7. The relevant paragraph from the impugned penalty order evidencing the decision-making process is transcribed below for ease of reference: –
“The assessee has offered explanation in response to the notices issued during the course of penalty proceedings but was not found satisfactory because as per ITBA data there Form no. 35 is not found whereas assessee is claimed he is in before CIT(A) as facts are not verifiable. I have no alternate but to import penalty. Accordingly, the penalty proceeding is decided based on the information available on records as under:-”
8. This is not a case where the Assessing Officer, after being conscious of the institution of the Appeal, has nevertheless deemed it appropriate to exercise the powers under Section 275(1)(a) of the IT Act. The Assessing Officer has only observed that since the ITBA data did not reflect the institution of the quantum Appeal, the Assessing Officer felt that he had no alternative but to impose a penalty.
9. Thus, this is not a case where the penalty was imposed after independent application of mind. The main grounds for imposing the penalty were because the Assessing Officer felt that he had no alternative but to impose the penalty in the absence of the ITBA portal, reflecting the institution of the quantum Appeal by the Petitioner.
10. The Petitioner had pointed out that the quantum Appeal was indeed instituted. The Petitioner also produced the acknowledgment receipt evidencing the institution of the quantum Appeal. Because of a technical glitch, if this institution was not being reflected on the ITBA portal, no penalty should have been imposed by holding that the Assessing Officer had no alternative but to impose a penalty.
11. For the above reasons, we quash and set aside the impugned penalty order dated 8 February 2022. However, we clarify that the quashing of this order will not preclude the Respondents from initiating fresh proceedings for the imposition of penalty should they so desire upon the disposal of the Petitioner’s quantum Appeal before the Commissioner (Appeals).
12. With liberty in the above terms, we quash and set aside the impugned penalty order dated 8 February 2022 without any cost order.
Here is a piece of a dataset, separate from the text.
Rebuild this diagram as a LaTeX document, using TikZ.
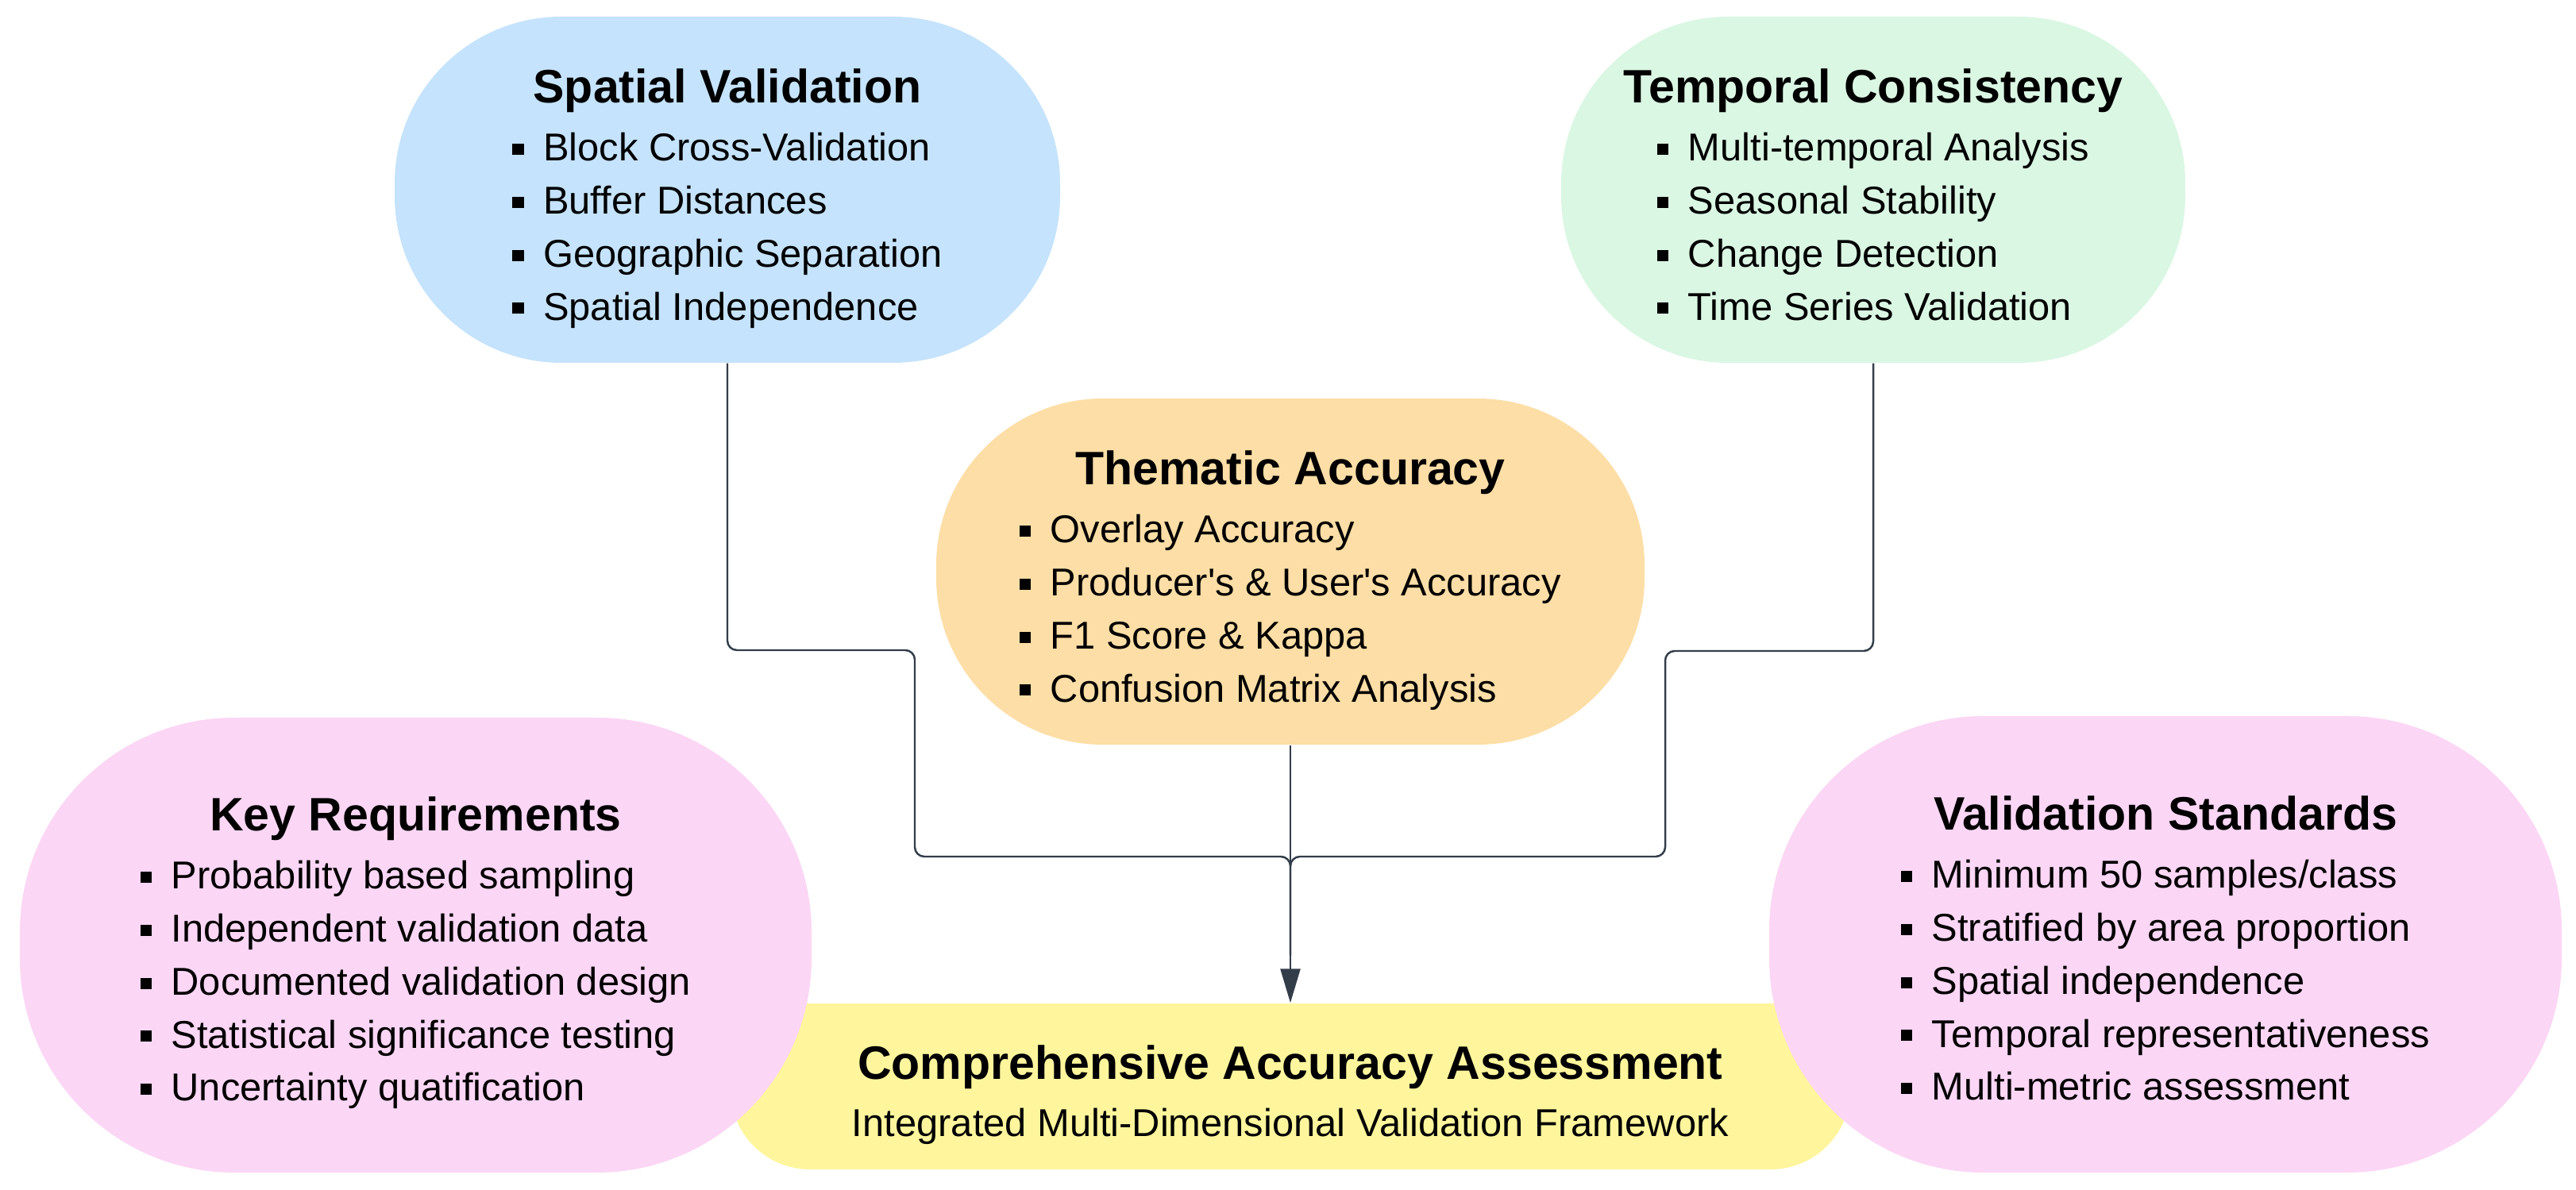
\documentclass[tikz,border=0pt]{standalone}
\usepackage{fontspec}
\setmainfont{Liberation Sans}
\usetikzlibrary{arrows.meta}
\definecolor{spatialblue}{HTML}{C5E3FC}
\definecolor{temporalgreen}{HTML}{DAF7E3}
\definecolor{thematicorange}{HTML}{FDDEA6}
\definecolor{reqpink}{HTML}{FCD6F5}
\definecolor{finalyellow}{HTML}{FEF59D}
\definecolor{linkgray}{HTML}{333D4A}
\newcommand{\hd}[1]{{\fontsize{16.8}{20}\selectfont\bfseries #1}}
\newcommand{\sq}{\rule[0.3ex]{4pt}{4pt}\hspace{7pt}}
\newcommand{\pilltext}[2]{\hd{#1}\\[1.8pt]\begin{tabular}[t]{@{}l@{}}#2\end{tabular}}

\begin{document}
\begin{tikzpicture}[
  pill/.style={inner sep=0pt},
  pilltxt/.style={inner sep=0pt, align=center, font=\fontsize{13.9}{19}\selectfont},
  feed/.style={draw=linkgray, line width=0.7pt, rounded corners=0.12cm}]
  \useasboundingbox (0,0) rectangle (32.44,-14.99);

  % Final assessment (under the pink boxes)
  \node[pill, fill=finalyellow, minimum width=14.1cm, minimum height=2.09cm, rounded corners=1.0cm] (caa) at (16.25,-13.685) {};
  \node[pilltxt] (caa-txt) at ([yshift=-1.1mm]caa.center)
    {\hd{Comprehensive Accuracy Assessment}\\[1.5pt]Integrated Multi-Dimensional Validation Framework};

  % Three validation dimensions
  \node[pill, fill=spatialblue, minimum width=8.38cm, minimum height=4.36cm, rounded corners=2.1cm] (sv) at (9.16,-2.39) {};
  \node[pilltxt] (sv-txt) at ([yshift=-1.6mm]sv.center)
    {\pilltext{Spatial Validation}{\sq Block Cross-Validation\\ \sq Buffer Distances\\ \sq Geographic Separation\\ \sq Spatial Independence}};
  \node[pill, fill=temporalgreen, minimum width=7.86cm, minimum height=4.36cm, rounded corners=2.1cm] (tc) at (23.59,-2.39) {};
  \node[pilltxt] (tc-txt) at ([yshift=-1.6mm]tc.center)
    {\pilltext{Temporal Consistency}{\sq Multi-temporal Analysis\\ \sq Seasonal Stability\\ \sq Change Detection\\ \sq Time Series Validation}};
  \node[pill, fill=thematicorange, minimum width=8.92cm, minimum height=4.36cm, rounded corners=2.1cm] (ta) at (16.25,-7.20) {};
  \node[pilltxt] (ta-txt) at ([yshift=-1.6mm]ta.center)
    {\pilltext{Thematic Accuracy}{\sq Overlay Accuracy\\ \sq Producer\textquotesingle s \& User\textquotesingle s Accuracy\\ \sq F1 Score \& Kappa\\ \sq Confusion Matrix Analysis}};

  % Side notes
  \node[pill, fill=reqpink, minimum width=9.97cm, minimum height=5.73cm, rounded corners=2.7cm] (kr) at (5.235,-11.905) {};
  \node[pilltxt] (kr-txt) at ([yshift=-1.5mm]kr.center)
    {\pilltext{Key Requirements}{\sq Probability based sampling\\ \sq Independent validation data\\ \sq Documented validation design\\ \sq Statistical significance testing\\ \sq Uncertainty quatification}};
  \node[pill, fill=reqpink, minimum width=9.98cm, minimum height=5.75cm, rounded corners=2.7cm] (vs) at (27.27,-11.895) {};
  \node[pilltxt] (vs-txt) at ([yshift=-1.5mm]vs.center)
    {\pilltext{Validation Standards}{\sq Minimum 50 samples/class\\ \sq Stratified by area proportion\\ \sq Spatial independence\\ \sq Temporal representativeness\\ \sq Multi-metric assessment}};

  % Connectors
  \coordinate (merge) at (16.25,-10.79);
  \draw[feed] (sv.south) |- (11.52,-8.19) |- (merge) -- ([yshift=6mm]caa.north);
  \draw[feed] (tc.south) |- (20.97,-8.20) |- (merge) -- ([yshift=6mm]caa.north);
  \draw[feed, -{Triangle[length=0.43cm, width=0.25cm]}] (ta.south) -- (caa.north);
\end{tikzpicture}
\end{document}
13. Mr Jain states that the Petitioner will now withdraw/not press the Appeal against the impugned penalty order dated 8 February 2022 filed before the Commissioner (Appeals). This statement is accepted. Based upon this statement, the Petitioner’s Appeal against the penalty order before the Commissioner (Appeals) is disposed of as withdrawn. Mr Jain states that this order will be placed before the Commissioner (Appeals) within 15 days from today so that the Appeals can be shown as disposed of for statistical purposes.
14. The rule is made absolute in the above terms without any cost order. This Petition is disposed of in the above terms. All concerned are to act on an authenticated copy of this order.